Robin, Thank you for this review! I'll check the pamphlet out on Sunday from my Meeting's library. The first quote you posted really spoke to me.

1/24/2008 12:32 PM  
Blogger Robin M. said...

Great! Enjoy!


1/24/2008 1:48 PM  
Blogger Liz Opp said...

I also enjoyed this pamphlet--and I could have sworn that I had blogged about it, but I guess I didn't, since nothing turned up when I did a search.

I just referred a Friend to Getting Rooted because he hadn't heard the phrase "living in the Cross"--and I had just pulled that pamphlet off the shelf for me to pack for the weekend!

I'm looking forward to reading it again.

Liz Opp, The Good Raised Up

1/24/2008 5:58 PM  
Blogger Gregg Koskela said...

I love this mini-series you are doing. It is opening me to the Light.

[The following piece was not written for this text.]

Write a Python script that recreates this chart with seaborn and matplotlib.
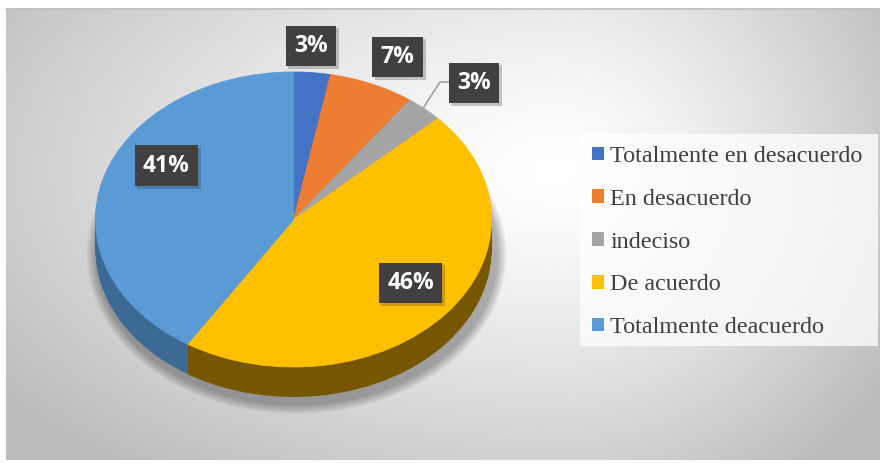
import numpy as np
import matplotlib
matplotlib.use("Agg")
import matplotlib.pyplot as plt
import matplotlib.patheffects as pe
from matplotlib.patches import Patch, Rectangle, Ellipse
from matplotlib.transforms import Affine2D
import seaborn as sns

# data
categories = ["Totalmente en desacuerdo", "En desacuerdo", "indeciso",
              "De acuerdo", "Totalmente deacuerdo"]
percentages = [3, 7, 3, 46, 41]
pct_labels = ["3%", "7%", "3%", "46%", "41%"]

colors = ["#4472C4", "#ED7D31", "#A5A5A5", "#FFC000", "#5B9BD5"]
rim_colors = ["#2f5190", "#a85520", "#6e6e6e", "#775600", "#3d6a95"]

# layout (pixel coordinates, y down)
W, H = 880, 466
cx, cy, R = 293.5, 219.5, 198
squash = 147.5 / 198
depth = 30
label_xy = [(311, 46), (397.5, 57), (474, 83), (410.5, 283), (166.5, 165.5)]

sns.set_theme(style="white")
fig = plt.figure(figsize=(W / 100, H / 100), dpi=100)
ax = fig.add_axes([0, 0, 1, 1])

# chart area background, soft radial gradient
xs = np.linspace(6, 880, 400)
ys = np.linspace(8, 460, 220)
gx, gy = np.meshgrid(xs, ys)
sx = np.where(gx > 560, 340, 600)
d = np.sqrt(((gx - 560) / sx) ** 2 + ((gy - 170) / 330) ** 2)
bg = 1 - 0.22 * np.clip(d, 0, 1.15) ** 1.3
ax.imshow(bg, cmap="gray", vmin=0, vmax=1, extent=[6, 880, 460, 8],
          aspect="auto", zorder=0, interpolation="bilinear")
ax.plot([6, 880], [8.5, 8.5], color="#c0c0c0", lw=1.2, zorder=1)

# soft shadow under the pie
for i in range(10):
    grow = 24 - 2 * i
    ax.add_patch(Ellipse((cx + 3, cy + depth + 5), 2 * R + grow, 2 * R * squash + grow,
                         facecolor="black", alpha=0.032, lw=0, zorder=1))


def squash_tf(dz):
    return (Affine2D().translate(-cx, -cy).scale(1, -squash)
            .translate(cx, cy + dz) + ax.transData)


# side of the 3D pie: stacked darker pies
for dz in range(depth, 0, -1):
    wedges, _ = ax.pie(percentages, colors=rim_colors, startangle=90,
                       counterclock=False, center=(cx, cy), radius=R,
                       wedgeprops=dict(linewidth=0))
    for w in wedges:
        w.set_transform(squash_tf(dz))
        w.set_zorder(2)

# top face
wedges, _ = ax.pie(percentages, colors=colors, startangle=90,
                   counterclock=False, center=(cx, cy), radius=R,
                   wedgeprops=dict(linewidth=0.6))
for w, c in zip(wedges, colors):
    w.set_edgecolor(c)
    w.set_transform(squash_tf(0))
    w.set_zorder(3)

# leader line for the small grey slice
cum = np.cumsum(percentages)
mid = cum[2] - percentages[2] / 2
ang = np.deg2rad(90 - 360 * mid / 100)
ex, ey = cx + 0.97 * R * np.cos(ang), cy - 0.97 * R * squash * np.sin(ang)
lx, ly = label_xy[2]
ax.plot([lx - 25, lx - 34, ex], [ly - 1, ly - 1, ey], color="#a6a6a6", lw=1.3, zorder=4)

# data labels
for (tx, ty), txt in zip(label_xy, pct_labels):
    t = ax.text(tx, ty, txt, ha="center", va="center", color="white",
                fontsize=16.5, fontweight="bold", family="Open Sans", zorder=6,
                bbox=dict(boxstyle="square,pad=0.37", facecolor="#404040",
                          edgecolor="none"))
    t.get_bbox_patch().set_path_effects(
        [pe.SimplePatchShadow(offset=(2, -2), alpha=0.22), pe.Normal()])

# legend box and legend
ax.add_patch(Rectangle((580, 134), 298, 212, facecolor="white", alpha=0.75,
                       lw=0, zorder=4))
handles = [Patch(facecolor=c, edgecolor="none") for c in colors]
ax.legend(handles, categories, loc="upper left", bbox_to_anchor=(592, 146),
          bbox_transform=ax.transData, frameon=False, borderpad=0,
          borderaxespad=0, handlelength=0.5, handleheight=0.5,
          handletextpad=0.25, labelspacing=0.9,
          prop=dict(family="Liberation Serif", size=17.4), labelcolor="#404040")

ax.set_aspect("auto")
ax.set_xlim(0, W)
ax.set_ylim(H, 0)
ax.axis("off")

fig.savefig("out.png", dpi=100, facecolor="white")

In particular, the quote you gave is helpful as I'm thinking through Friends' belief on the sacraments. Idolatry of posts, or people, or ritual is the danger we speak against.

Thank you!

1/25/2008 1:10 PM  
Blogger Robin M. said...

Liz, I think you did write about it somewhere, maybe it was a comment on someone else's blog?

The pamphlet IS worth reading again. But now I have to take it back to my meeting's library for someone else to read.

It warms my heart to think that I can return the favor to you, as so often your blog has opened me to the Light!